Look through the records below, count the lines with the word "this", and reply with only the number.

## Provided information
= = = = = = =

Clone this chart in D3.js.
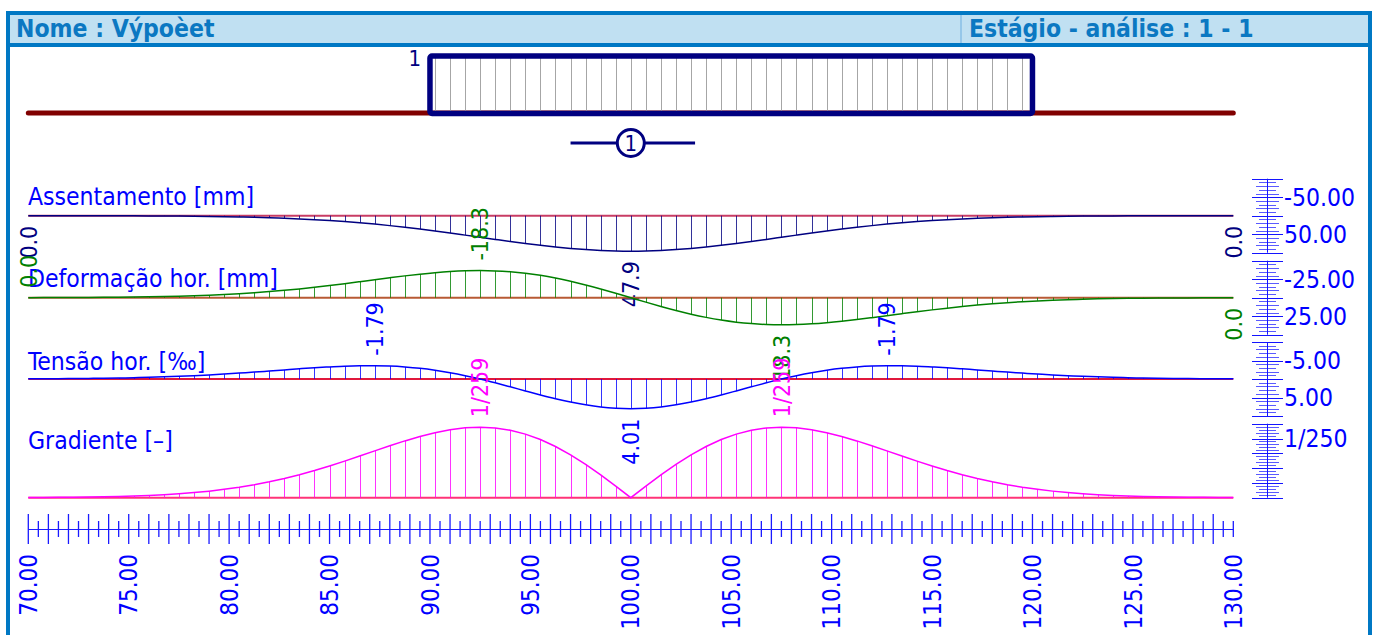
<!DOCTYPE html>
<html lang="pt">
<head>
<meta charset="UTF-8">
<title>Nome : Výpoèet</title>
<script src="https://d3js.org/d3.v7.min.js"></script>
<style>
  body { margin: 0; background: #fff; }
  svg { display: block; font-family: "DejaVu Sans Condensed", "DejaVu Sans", sans-serif; }
</style>
</head>
<body>
<svg id="chart" width="1379" height="635"></svg>
<script>
// stations along the profile [m]
const stations = [70,70.75,71.5,72.25,73,73.75,74.5,75.25,76,76.75,77.5,78.25,79,79.75,80.5,81.25,82,82.75,83.5,84.25,
  85,85.75,86.5,87.25,88,88.75,89.5,90.25,91,91.75,92.5,93.25,94,94.75,95.5,96.25,97,97.75,98.5,99.25,
  100,100.75,101.5,102.25,103,103.75,104.5,105.25,106,106.75,107.5,108.25,109,109.75,110.5,111.25,112,112.75,113.5,114.25,
  115,115.75,116.5,117.25,118,118.75,119.5,120.25,121,121.75,122.5,123.25,124,124.75,125.5,126.25,127,127.75,128.5,129.25,130];

// Assentamento [mm]
const settlement = [0.02,0.02,0.04,0.05,0.08,0.11,0.15,0.21,0.29,0.40,0.55,0.73,0.97,1.28,1.66,2.14,2.73,3.45,4.31,5.34,
  6.55,7.95,9.56,11.38,13.41,15.64,18.07,20.67,23.40,26.24,29.13,32.02,34.84,37.54,40.05,42.30,44.24,45.80,46.96,47.66,
  47.90,
  47.66,46.96,45.80,44.24,42.30,40.05,37.54,34.84,32.02,29.13,26.24,23.40,20.67,18.07,15.64,13.41,11.38,9.56,7.95,
  6.55,5.34,4.31,3.45,2.73,2.14,1.66,1.28,0.97,0.73,0.55,0.40,0.29,0.21,0.15,0.11,0.08,0.05,0.04,0.02,0.02];

// Deformação hor. [mm]
const horizontal = [-0.04,-0.06,-0.09,-0.12,-0.17,-0.24,-0.33,-0.44,-0.59,-0.78,-1.03,-1.33,-1.71,-2.16,-2.71,-3.36,-4.12,-4.99,-5.96,-7.05,
  -8.23,-9.50,-10.82,-12.16,-13.48,-14.75,-15.90,-16.88,-17.65,-18.14,-18.30,-18.11,-17.51,-16.51,-15.10,-13.29,-11.12,-8.63,-5.90,-3.00,
  0,
  3.00,5.90,8.63,11.12,13.29,15.10,16.51,17.51,18.11,18.30,18.14,17.65,16.88,15.90,14.75,13.48,12.16,10.82,9.50,
  8.23,7.05,5.96,4.99,4.12,3.36,2.71,2.16,1.71,1.33,1.03,0.78,0.59,0.44,0.33,0.24,0.17,0.12,0.09,0.06,0.04];

// Tensão hor. [‰]
const strain = [-0.02,-0.03,-0.04,-0.06,-0.08,-0.10,-0.13,-0.18,-0.23,-0.29,-0.36,-0.45,-0.55,-0.67,-0.80,-0.93,-1.08,-1.23,-1.38,-1.52,
  -1.63,-1.73,-1.78,-1.79,-1.74,-1.62,-1.44,-1.18,-0.85,-0.45,0.01,0.52,1.06,1.61,2.15,2.66,3.11,3.49,3.78,3.95,
  4.01,
  3.95,3.78,3.49,3.11,2.66,2.15,1.61,1.06,0.52,0.01,-0.45,-0.85,-1.18,-1.44,-1.62,-1.74,-1.79,-1.78,-1.73,
  -1.63,-1.52,-1.38,-1.23,-1.08,-0.93,-0.80,-0.67,-0.55,-0.45,-0.36,-0.29,-0.23,-0.18,-0.13,-0.10,-0.08,-0.06,-0.04,-0.03,-0.02];

// Gradiente [‰]
const gradient = [0.009,0.013,0.018,0.026,0.036,0.050,0.069,0.093,0.125,0.165,0.217,0.281,0.360,0.457,0.572,0.709,0.869,1.052,1.259,1.488,
  1.738,2.004,2.283,2.566,2.845,3.112,3.355,3.564,3.725,3.828,3.863,3.822,3.697,3.485,3.187,2.805,2.347,1.822,1.246,0.632,
  0,
  0.632,1.246,1.822,2.347,2.805,3.187,3.485,3.697,3.822,3.863,3.828,3.725,3.564,3.355,3.112,2.845,2.566,2.283,2.004,
  1.738,1.488,1.259,1.052,0.869,0.709,0.572,0.457,0.360,0.281,0.217,0.165,0.125,0.093,0.069,0.050,0.036,0.026,0.018,0.013,0.009];

// where the values are printed
const settlementLabelAt = [70, 100, 130];
const horizontalLabelAt = [70, 92.5, 107.5, 130];
const strainLabelAt = [87.25, 100, 112.75];
const gradientLabelAt = [92.5, 107.5];

// right hand scale labels
const settlementScaleLabels = [-50, 50];
const horizontalScaleLabels = [-25, 25];
const strainScaleLabels = [-5, 5];
const gradientScaleLabels = [4];

// bottom axis
const axisLabels = [70, 75, 80, 85, 90, 95, 100, 105, 110, 115, 120, 125, 130];

// foundation
const foundation = [90, 120];

const svg = d3.select("#chart");
const x = d3.scaleLinear().domain([70, 130]).range([28.3, 1233.3]);
const px = v => Math.round(x(v)) + 0.5; // crisp 1px lines

const frameBlue = "#0078c4";
svg.append("rect").attr("x", 0).attr("y", 0).attr("width", 1379).attr("height", 635).attr("fill", "#fff");

// header band
svg.append("rect").attr("x", 8).attr("y", 13).attr("width", 1362).attr("height", 32).attr("fill", "#c0e0f2");
svg.append("line").attr("x1", 961).attr("x2", 961).attr("y1", 15).attr("y2", 44)
  .attr("stroke", "#88bfe6").attr("stroke-width", 1.5);
[[6, 13, 1372, 13], [8, 45, 1370, 45], [8, 11, 8, 635], [1370, 11, 1370, 635]].forEach(l => {
  svg.append("line").attr("x1", l[0]).attr("y1", l[1]).attr("x2", l[2]).attr("y2", l[3])
    .attr("stroke", frameBlue).attr("stroke-width", 4);
});
svg.append("text").attr("x", 16).attr("y", 37).attr("font-size", 24.5).attr("font-weight", "bold")
  .attr("fill", "#0b78c2").text("Nome : Výpoèet");
svg.append("text").attr("x", 969).attr("y", 37).attr("font-size", 24.5).attr("font-weight", "bold")
  .attr("fill", "#0b78c2").text("Estágio - análise : 1 - 1");

// top sketch: terrain + foundation
svg.append("line").attr("x1", x(70)).attr("x2", x(130)).attr("y1", 113).attr("y2", 113)
  .attr("stroke", "#800000").attr("stroke-width", 5).attr("stroke-linecap", "round");
svg.append("g").selectAll("line")
  .data(stations.filter(s => s > foundation[0] && s < foundation[1]))
  .join("line")
  .attr("x1", d => px(d)).attr("x2", d => px(d)).attr("y1", 58).attr("y2", 111)
  .attr("stroke", "#a6a6a6").attr("stroke-width", 1);
svg.append("rect").attr("x", x(foundation[0])).attr("y", 56)
  .attr("width", x(foundation[1]) - x(foundation[0])).attr("height", 57.5)
  .attr("rx", 2).attr("fill", "none").attr("stroke", "#000080").attr("stroke-width", 5.5);
svg.append("text").attr("x", 421).attr("y", 66).attr("text-anchor", "end").attr("font-size", 22)
  .attr("fill", "#000080").text("1");
svg.append("line").attr("x1", x(97)).attr("x2", x(103.2)).attr("y1", 143).attr("y2", 143)
  .attr("stroke", "#000080").attr("stroke-width", 3);
svg.append("circle").attr("cx", x(100)).attr("cy", 143).attr("r", 13.5)
  .attr("fill", "#fff").attr("stroke", "#000080").attr("stroke-width", 3);
svg.append("text").attr("x", x(100)).attr("y", 143).attr("dy", "0.36em").attr("text-anchor", "middle")
  .attr("font-size", 22).attr("fill", "#000080").text("1");

// result diagrams
const fmt1 = v => { const s = v.toFixed(1); return s === "-0.0" ? "0.0" : s; };
const charts = [
  { title: "Assentamento [mm]", titleY: 205, values: settlement, base: 215.7, domain: [-50, 50],
    color: "#000080", baseColor: "#c83c64", labelColor: "#000080", labelAt: settlementLabelAt, fmt: fmt1,
    ruler: [-100, 100], rulerLabels: settlementScaleLabels, rulerFmt: v => v.toFixed(2), curve: d3.curveMonotoneX },
  { title: "Deformação hor. [mm]", titleY: 287, values: horizontal, base: 297.7, domain: [-25, 25],
    color: "#008000", baseColor: "#b85a34", labelColor: "#008000", labelAt: horizontalLabelAt, fmt: fmt1,
    ruler: [-50, 50], rulerLabels: horizontalScaleLabels, rulerFmt: v => v.toFixed(2), curve: d3.curveMonotoneX },
  { title: "Tensão hor. [‰]", titleY: 369.5, values: strain, base: 379, domain: [-5, 5],
    color: "#0000ff", baseColor: "#e0183c", labelColor: "#0000ff", labelAt: strainLabelAt, fmt: v => v.toFixed(2),
    ruler: [-10, 10], rulerLabels: strainScaleLabels, rulerFmt: v => v.toFixed(2), curve: d3.curveMonotoneX },
  { title: "Gradiente [–]", titleY: 449, values: gradient, base: 497.7, domain: [0, 4], up: true,
    color: "#ff00ff", baseColor: "#ff3478", labelColor: "#ff00ff", labelAt: gradientLabelAt,
    fmt: v => "1/" + Math.round(1000 / v),
    ruler: [0, 5], rulerLabels: gradientScaleLabels, rulerFmt: v => "1/" + Math.round(1000 / v), curve: d3.curveLinear }
];

charts.forEach(c => {
  const y = d3.scaleLinear().domain(c.domain)
    .range(c.up ? [c.base, c.base - 73] : [c.base - 37, c.base + 37]);
  const pts = stations.map((s, i) => ({ s, v: c.values[i] }));
  const g = svg.append("g");

  g.append("text").attr("x", 28).attr("y", c.titleY).attr("font-size", 24.5)
    .attr("fill", "#0000ff").text(c.title);

  g.append("line").attr("x1", x(70)).attr("x2", x(130)).attr("y1", c.base).attr("y2", c.base)
    .attr("stroke", c.baseColor).attr("stroke-width", 2);

  g.append("g").selectAll("line").data(pts).join("line")
    .attr("x1", d => px(d.s)).attr("x2", d => px(d.s))
    .attr("y1", c.base).attr("y2", d => y(d.v))
    .attr("stroke", c.color).attr("stroke-opacity", 0.8).attr("stroke-width", 1);

  g.append("path").datum(pts)
    .attr("d", d3.line().x(d => x(d.s)).y(d => y(d.v)).curve(c.curve))
    .attr("fill", "none").attr("stroke", c.color).attr("stroke-width", 1.5);

  // value labels, rotated
  g.append("g").selectAll("text")
    .data(pts.filter(d => c.labelAt.includes(d.s)))
    .join("text")
    .attr("transform", d => {
      const py = y(d.v);
      const below = !c.up && d.v >= 0;
      return `translate(${x(d.s)},${below ? py + 10 : py - 10}) rotate(-90)`;
    })
    .attr("text-anchor", d => (!c.up && d.v >= 0) ? "end" : "start")
    .attr("dy", "0.36em").attr("font-size", 23).attr("fill", c.labelColor)
    .text(d => c.fmt(d.v));

  // right hand ruler
  const r = d3.scaleLinear().domain(c.ruler)
    .range(c.up ? [c.base, c.base - 74] : [c.base - 37, c.base + 37]);
  const rt = r.ticks(20);
  const rg = g.append("g").attr("stroke", "#1414ff").attr("stroke-width", 1);
  rg.append("line").attr("x1", 1267.5).attr("x2", 1267.5).attr("y1", r.range()[0]).attr("y2", r.range()[1]);
  rg.selectAll("line.tk").data(rt).join("line").attr("class", "tk")
    .attr("x1", (d, i) => i % 5 === 0 ? 1252 : (i % 2 === 0 ? 1256 : 1259))
    .attr("x2", (d, i) => i % 5 === 0 ? 1283 : (i % 2 === 0 ? 1279 : 1276))
    .attr("y1", d => Math.round(r(d)) + 0.5).attr("y2", d => Math.round(r(d)) + 0.5)
    .attr("stroke-opacity", (d, i) => i % 5 === 0 ? 1 : 0.7);
  g.append("g").selectAll("text").data(c.rulerLabels).join("text")
    .attr("x", 1284).attr("y", d => r(d)).attr("dy", "0.36em")
    .attr("font-size", 24.5).attr("fill", "#0000ff").text(d => c.rulerFmt(d));
});

// bottom axis
const ax = svg.append("g").attr("stroke", "#1a1aff").attr("stroke-width", 1.3);
ax.append("line").attr("x1", x(70)).attr("x2", x(130)).attr("y1", 529.5).attr("y2", 529.5)
  .attr("stroke-width", 1);
ax.selectAll("line.tk").data(d3.range(70, 130.001, 0.5)).join("line").attr("class", "tk")
  .attr("x1", d => x(d)).attr("x2", d => x(d))
  .attr("y1", d => Number.isInteger(d) && d < 130 ? 514 : 521)
  .attr("y2", d => Number.isInteger(d) && d < 130 ? 544 : 537);
svg.append("g").selectAll("text").data(axisLabels).join("text")
  .attr("transform", d => `translate(${x(d)},554) rotate(-90)`)
  .attr("text-anchor", "end").attr("dy", "0.36em")
  .attr("font-size", 24).attr("fill", "#0000ff").text(d => d.toFixed(2));
</script>
</body>
</html>
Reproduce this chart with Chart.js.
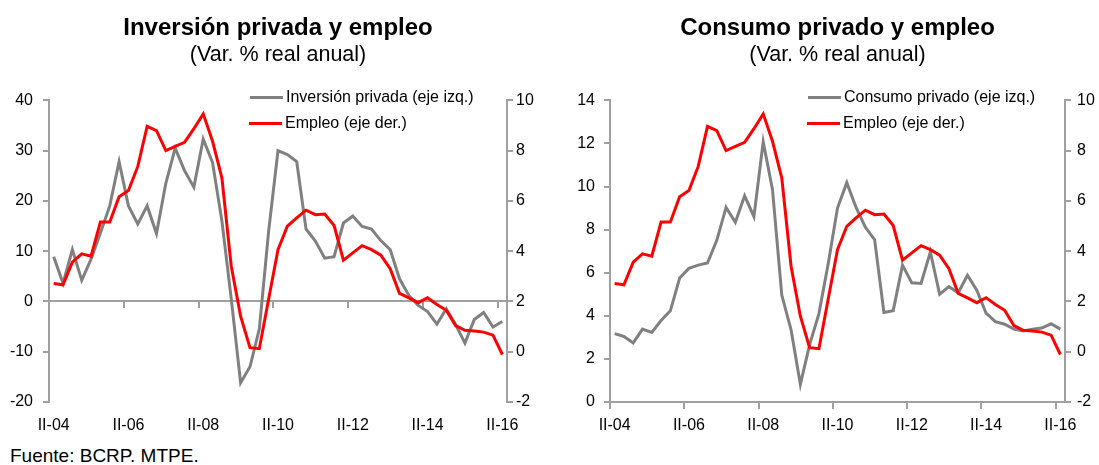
<!DOCTYPE html>
<html><head><meta charset="utf-8">
<script src="https://cdn.jsdelivr.net/npm/chart.js@4.4.1/dist/chart.umd.min.js"></script>
<style>
body{margin:0;background:#fff;width:1099px;height:465px;position:relative;overflow:hidden;font-family:'Liberation Sans',Arial,sans-serif;color:#000;}
canvas{position:absolute;top:0;}
#c1{left:0}
#c2{left:550px}
.leg{position:absolute;font-size:16px;white-space:nowrap;line-height:18px;height:18px;}
.leg .l{position:absolute;left:0;top:7.5px;width:33px;height:3px;}
.leg .t{position:absolute;left:36px;top:0;}
#src{position:absolute;left:10px;top:446px;font-size:19px;line-height:19px;white-space:nowrap;}
</style></head><body>
<canvas id="c1" width="550" height="440"></canvas>
<canvas id="c2" width="549" height="440"></canvas>

<div class="leg" style="left:250px;top:88px"><span class="l" style="background:#808080"></span><span class="t">Inversión privada (eje izq.)</span></div>
<div class="leg" style="left:249px;top:114px"><span class="l" style="background:#ff0000"></span><span class="t">Empleo (eje der.)</span></div>
<div class="leg" style="left:808px;top:88px"><span class="l" style="background:#808080"></span><span class="t">Consumo privado (eje izq.)</span></div>
<div class="leg" style="left:807px;top:114px"><span class="l" style="background:#ff0000"></span><span class="t">Empleo (eje der.)</span></div>
<div id="src">Fuente: BCRP. MTPE.</div>

<script>
// Quarterly categories II-04 ... II-16
const quarters = [
  "II-04","III-04","IV-04",
  "I-05","II-05","III-05","IV-05",
  "I-06","II-06","III-06","IV-06",
  "I-07","II-07","III-07","IV-07",
  "I-08","II-08","III-08","IV-08",
  "I-09","II-09","III-09","IV-09",
  "I-10","II-10","III-10","IV-10",
  "I-11","II-11","III-11","IV-11",
  "I-12","II-12","III-12","IV-12",
  "I-13","II-13","III-13","IV-13",
  "I-14","II-14","III-14","IV-14",
  "I-15","II-15","III-15","IV-15",
  "I-16","II-16"
];

// Employment (right axis), % change
const empleo = [2.71, 2.66, 3.56, 3.89, 3.80, 5.16, 5.16, 6.16, 6.41, 7.37,
  8.96, 8.79, 8.00, 8.17, 8.33, 8.87, 9.46, 8.37, 6.91, 3.40,
  1.41, 0.16, 0.12, 2.10, 4.06, 4.99, 5.32, 5.63, 5.45, 5.48,
  5.02, 3.64, 3.93, 4.22, 4.06, 3.84, 3.30, 2.32, 2.14, 1.95,
  2.15, 1.88, 1.65, 1.04, 0.85, 0.82, 0.78, 0.66, -0.11];

// Private investment (left axis, left chart)
const inversion = [8.9, 3.6, 10.3, 4.2, 8.4, 13.6, 19.0, 27.8, 19.0, 15.4,
  19.0, 13.5, 23.5, 30.5, 26.0, 22.7, 32.3, 27.6, 16.0, 0.5,
  -16.2, -13.0, -5.5, 14.0, 30.0, 29.2, 27.8, 14.4, 12.0, 8.6,
  8.9, 15.6, 17.0, 14.9, 14.4, 12.1, 10.3, 4.5, 1.2, -0.8,
  -2.0, -4.5, -1.5, -4.6, -8.3, -3.6, -2.2, -5.1, -4.0];

// Private consumption (left axis, right chart)
const consumo = [3.17, 3.04, 2.74, 3.38, 3.23, 3.78, 4.23, 5.75, 6.2, 6.35,
  6.45, 7.5, 9.03, 8.34, 9.57, 8.6, 12.07, 9.85, 4.96, 3.35,
  0.82, 2.66, 4.1, 6.42, 9.0, 10.18, 9.03, 8.11, 7.53, 4.15,
  4.24, 6.35, 5.53, 5.5, 6.96, 5.0, 5.35, 5.07, 5.88, 5.19,
  4.12, 3.73, 3.61, 3.38, 3.3, 3.38, 3.43, 3.63, 3.38];

const invTicks = {min: -20, max: 40, step: 10};
const conTicks = {min: 0, max: 14, step: 2};
const empTicks = {min: -2, max: 10, step: 2};

Chart.defaults.font.family = "'Liberation Sans', Arial, sans-serif";
Chart.defaults.font.size = 16;
Chart.defaults.color = '#000';

const AXIS = '#a0a0a0';

function makeChart(id, cfg) {
  return new Chart(document.getElementById(id), {
    type: 'line',
    data: {
      labels: quarters,
      datasets: [
        {label: cfg.leftName, data: cfg.leftData, yAxisID: 'y', xAxisID: 'x',
         borderColor: '#808080', borderWidth: 3, pointRadius: 0, tension: 0, order: 1, fill: false},
        {label: 'Empleo (eje der.)', data: empleo, yAxisID: 'y1', xAxisID: 'x',
         borderColor: '#ff0000', borderWidth: 3, pointRadius: 0, tension: 0, order: 0, fill: false}
      ]
    },
    options: {
      responsive: false, animation: false, devicePixelRatio: 1,
      layout: {padding: 0},
      plugins: {
        legend: {display: false}, tooltip: {enabled: false},
        title: {display: true, text: cfg.title, fullSize: false, color: '#000',
                font: {size: 24, weight: 'bold'}, padding: {top: 13.5, bottom: 0}},
        subtitle: {display: true, text: '(Var. % real anual)', fullSize: false, color: '#000',
                font: {size: 21.5, weight: 'normal'}, padding: {top: 0, bottom: 32.2}}
      },
      scales: {
        x: {type: 'category', position: 'bottom', offset: true,
            grid: {display: false, offset: true}, border: {display: false},
            ticks: {autoSkip: false, maxRotation: 0, padding: 6,
                    callback: (v, i) => (i % 8 === 0 ? quarters[i] : '')},
            afterFit: s => { s.height = 38; }},
        x0: {type: 'category', position: {y: 0}, offset: true,
            grid: {offset: true, drawOnChartArea: false, drawTicks: true, tickLength: 6, lineWidth: 2,
                   color: c => (c.index !== undefined && c.index % 8 === 0 ? AXIS : 'rgba(0,0,0,0)')},
            border: {display: true, color: AXIS, width: 2},
            ticks: {display: false}},
        y: {position: 'left', min: cfg.yt.min, max: cfg.yt.max,
            ticks: {stepSize: cfg.yt.step, padding: cfg.lpad},
            grid: {drawOnChartArea: false, tickLength: 6, color: AXIS, lineWidth: 2},
            border: {display: true, color: AXIS, width: 2},
            afterFit: s => { s.width = cfg.lw; }},
        y1: {position: 'right', min: empTicks.min, max: empTicks.max,
            ticks: {stepSize: empTicks.step, padding: cfg.rpad},
            grid: {drawOnChartArea: false, tickLength: 6, color: AXIS, lineWidth: 2},
            border: {display: true, color: AXIS, width: 2},
            afterFit: s => { s.width = cfg.rw; }}
      }
    }
  });
}

makeChart('c1', {title: 'Inversión privada y empleo', leftName: 'Inversión privada (eje izq.)',
  leftData: inversion, yt: invTicks, lw: 49, rw: 43, lpad: 10, rpad: 3});
makeChart('c2', {title: 'Consumo privado y empleo', leftName: 'Consumo privado (eje izq.)',
  leftData: consumo, yt: conTicks, lw: 60, rw: 34, lpad: 9, rpad: 6});
</script>
</body></html>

= = = = = = =

## Output below
2